Mirar
para otro lado es lo más fácil del mundo. "Ojos que no ven, corazón que
no siente", dice un cínico refrán español, con el que se quiere
significar lo cómodo que resulta eludir un problema simplemente con el deseo de
no querer verlo. Esconder la cabeza, como el avestruz, con la mirada en el
hoyo. Y, sin embargo, no por eso los problemas se desvanecen o pierden su
gravedad. Los problemas existen porque son consustanciales a nuestra realidad,
contradictoria y repleta de injusticias y desigualdades. Están por doquier y,
sin quererlo, se topan con nosotros porque ellos mismos afloran y se difunden
por la sencilla razón de que sus orígenes tampoco nos son indiferentes. Somos
parte del problema, vivimos con él y lo sentimos como nuestro, aunque las
soluciones se nos escapen.
Ahora bien, no se trata de adoptar una actitud
permanente y obsesiva de mala conciencia porque las cosas no sean como nosotros
desearíamos. ¡Qué más quisiéramos quienes ansiamos un mundo mejor que las
situaciones no fuesen tan dramáticas!

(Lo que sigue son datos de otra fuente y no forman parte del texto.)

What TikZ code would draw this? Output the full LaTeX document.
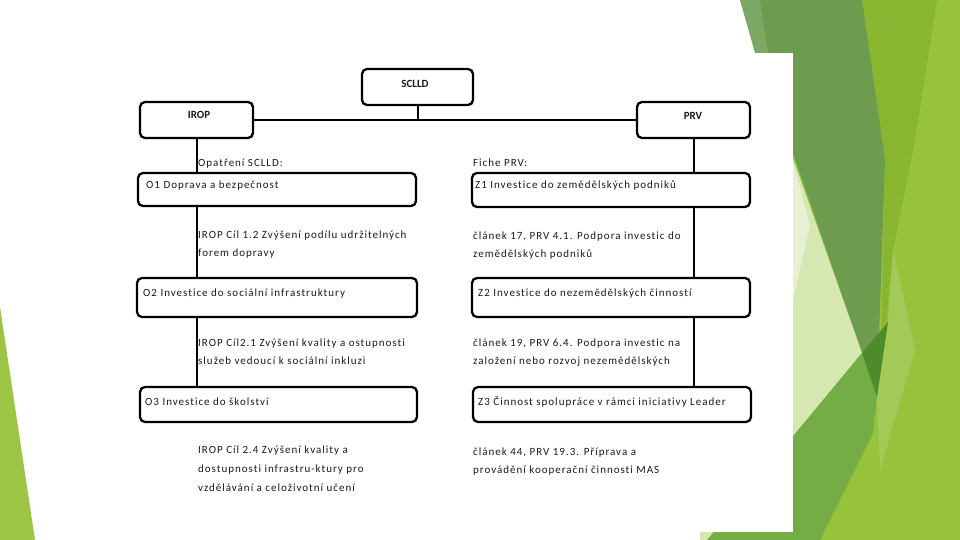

Hay sin duda fuerzas y factores que
trascienden a nuestra capacidad de acción y a las que cabe atribuir
responsabilidades cuya incidencia nosotros mismos lamentamos, incapaces e
impotentes de hacer nada o muy poco para resolverlo. Pero de ahí a eludir la
mirada de la realidad, asumir su existencia sin paliativos, hay un gran trecho. Es el que separa el compromiso de la indiferencia. El que nos
distingue y enaltece como seres humanos frente a la estupidez de los que
presumen de ignorancia, pensando que de ese modo se liberan de lo que intentan
desconocer. Sinceridad frente a necedad, conciencia frente a alienación,
humanismo frente a barbarie: ese es el dilema.